Note that your targets should work on the cycle servers without installation of extra code.

Example

Assume the input spec is

      dog NOUN true
      bites VERB false
      m(a)+n NOUN false
      [ ] (SKIP)
      . (ERR) "bad input"
			

When run on this spec, dragonlex should produce a lexer. When that lexer is run on the input

      maaan bites dog
      

then the lexer should output

      NOUN [1,1]
      VERB [1,7]
      NOUN:dog [1,13]
      

Regular Expression Format

Unlike Flex, dragonlex does not need to support macros. However, you should support the following operators:

  • Parentheses for grouping
  • . for any character except for newline
  • \t for tab
  • \" for double-quote
  • \' for single-quote
  • \\ for backslash literal
  • \n for newline
  • \_ for space
  • | for alternation
  • ? for optional
  • * for recursive transitive closure
  • + for transitive closure
  • Concatentation by putting two characters next to each other
  • [ ] for selecting a single character from a set
  • [ - ] for selecting a single character in a range
  • [^ ] for inverting a selection

Assume that only the printable ascii tokens exist in the input file.

Behavior

Your dragonlex program should generate its lexer using the techniques described in class: transform each regular expression in the spec to it's expression tree, build a finite state machine from the expression tree, then build a table-based tokenizer that yields the longest-match based token stream.

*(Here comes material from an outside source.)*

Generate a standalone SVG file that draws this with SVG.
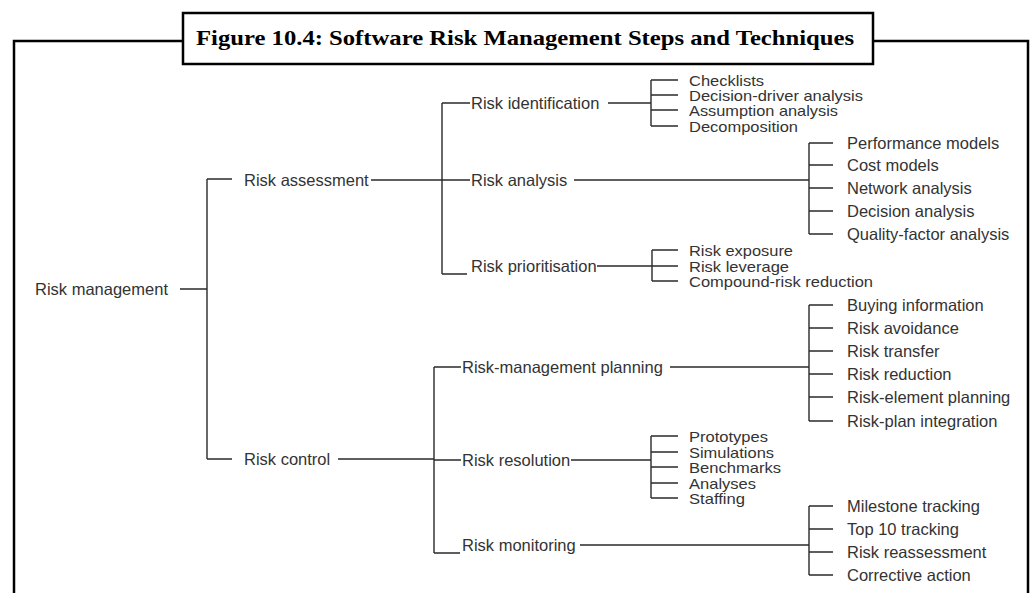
<svg xmlns="http://www.w3.org/2000/svg" width="1034" height="593" viewBox="0 0 1034 593">
<style>
.frame{fill:none;stroke:#000;stroke-width:2.5}
.title{font-family:"Liberation Serif",serif;font-weight:bold;font-size:22px;fill:#000}
.c{fill:none;stroke:#2a2a2a;stroke-width:1.4}
text.n{font-family:"Liberation Sans",Arial,sans-serif;font-size:16.5px;fill:#333}
text.d{font-family:"Liberation Sans",Arial,sans-serif;font-size:14.6px;fill:#333}
</style>
<rect width="1034" height="593" fill="#fff"/>
<g id="frame">
<polyline class="frame" points="14,593 14,41 183,41"/>
<polyline class="frame" points="873,41 1028,41 1028,593"/>
<rect class="frame" x="183" y="13" width="690" height="51" fill="#fff"/>
<text class="title" x="196" y="45" textLength="658" lengthAdjust="spacingAndGlyphs">Figure 10.4: Software Risk Management Steps and Techniques</text>
</g>
<g id="connectors">
<path class="c" d="M180,289H207M207,179V459M207,179H232M207,459H232"/>
<path class="c" d="M371,180H442M442,103V274M442,103H470M442,180H470M442,274H467"/>
<path class="c" d="M338,459H434M434,367V553M434,367H461M434,460H461M434,553H460"/>
<path class="c" d="M608,103H651M651,80V126M651,80H678M651,95H678M651,110H678M651,126H678"/>
<path class="c" d="M574,180H809M809,143V234M809,143H833M809,165H833M809,188H833M809,211H833M809,234H833"/>
<path class="c" d="M597,266H652M652,250V281M652,250H678M652,266H678M652,281H678"/>
<path class="c" d="M670,367H809M809,305V421M809,305H833M809,328H833M809,351H833M809,374H833M809,397H833M809,421H833"/>
<path class="c" d="M571,460H651M651,436V498M651,436H678M651,452H678M651,467H678M651,483H678M651,498H678"/>
<path class="c" d="M580,545H809M809,506V575M809,506H833M809,529H833M809,552H833M809,575H833"/>
</g>
<g id="n-risk-management"><text class="n" x="35" y="295">Risk management</text></g>
<g id="n-risk-assessment"><text class="n" x="244" y="186">Risk assessment</text></g>
<g id="n-risk-control"><text class="n" x="244" y="465">Risk control</text></g>
<g id="n-risk-identification"><text class="n" x="471" y="109">Risk identification</text></g>
<g id="n-risk-analysis"><text class="n" x="471" y="186">Risk analysis</text></g>
<g id="n-risk-prioritisation"><text class="n" x="471" y="272">Risk prioritisation</text></g>
<g id="n-risk-management-planning"><text class="n" x="462" y="373">Risk-management planning</text></g>
<g id="n-risk-resolution"><text class="n" x="462" y="466">Risk resolution</text></g>
<g id="n-risk-monitoring"><text class="n" x="462" y="551">Risk monitoring</text></g>
<g id="n-identification-techniques">
<text class="d" x="689" y="85.5" textLength="75" lengthAdjust="spacingAndGlyphs">Checklists</text>
<text class="d" x="689" y="100.5" textLength="174" lengthAdjust="spacingAndGlyphs">Decision-driver analysis</text>
<text class="d" x="689" y="115.5" textLength="149" lengthAdjust="spacingAndGlyphs">Assumption analysis</text>
<text class="d" x="689" y="131.5" textLength="109" lengthAdjust="spacingAndGlyphs">Decomposition</text>
</g>
<g id="n-analysis-techniques">
<text class="n" x="847" y="149">Performance models</text>
<text class="n" x="847" y="171">Cost models</text>
<text class="n" x="847" y="194">Network analysis</text>
<text class="n" x="847" y="217">Decision analysis</text>
<text class="n" x="847" y="240">Quality-factor analysis</text>
</g>
<g id="n-prioritisation-techniques">
<text class="d" x="689" y="255.5" textLength="104" lengthAdjust="spacingAndGlyphs">Risk exposure</text>
<text class="d" x="689" y="271.5" textLength="100" lengthAdjust="spacingAndGlyphs">Risk leverage</text>
<text class="d" x="689" y="286.5" textLength="184" lengthAdjust="spacingAndGlyphs">Compound-risk reduction</text>
</g>
<g id="n-planning-techniques">
<text class="n" x="847" y="311">Buying information</text>
<text class="n" x="847" y="334">Risk avoidance</text>
<text class="n" x="847" y="357">Risk transfer</text>
<text class="n" x="847" y="380">Risk reduction</text>
<text class="n" x="847" y="403">Risk-element planning</text>
<text class="n" x="847" y="427">Risk-plan integration</text>
</g>
<g id="n-resolution-techniques">
<text class="d" x="689" y="441.5" textLength="79" lengthAdjust="spacingAndGlyphs">Prototypes</text>
<text class="d" x="689" y="457.5" textLength="85" lengthAdjust="spacingAndGlyphs">Simulations</text>
<text class="d" x="689" y="472.5" textLength="92" lengthAdjust="spacingAndGlyphs">Benchmarks</text>
<text class="d" x="689" y="488.5" textLength="67" lengthAdjust="spacingAndGlyphs">Analyses</text>
<text class="d" x="689" y="503.5" textLength="56" lengthAdjust="spacingAndGlyphs">Staffing</text>
</g>
<g id="n-monitoring-techniques">
<text class="n" x="847" y="512">Milestone tracking</text>
<text class="n" x="847" y="535">Top 10 tracking</text>
<text class="n" x="847" y="558">Risk reassessment</text>
<text class="n" x="847" y="581">Corrective action</text>
</g>
</svg>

If more than one match of the same length is found, then the highest regular expression in the spec should be used.

Submission

All of the code required to generate and operate the lexer should be included in a directory named t1. Create a gzipped tarball with the t1 directory in it and submit it to the t1 folder in Blackboard.

Advice

You should consider a pre-processing phase to rewrite each regex into a simpler version. For example, you can rewrite a bracketed selection operator into a set of alternations. You may also rewrite a negated selection operator into a positive selection operator.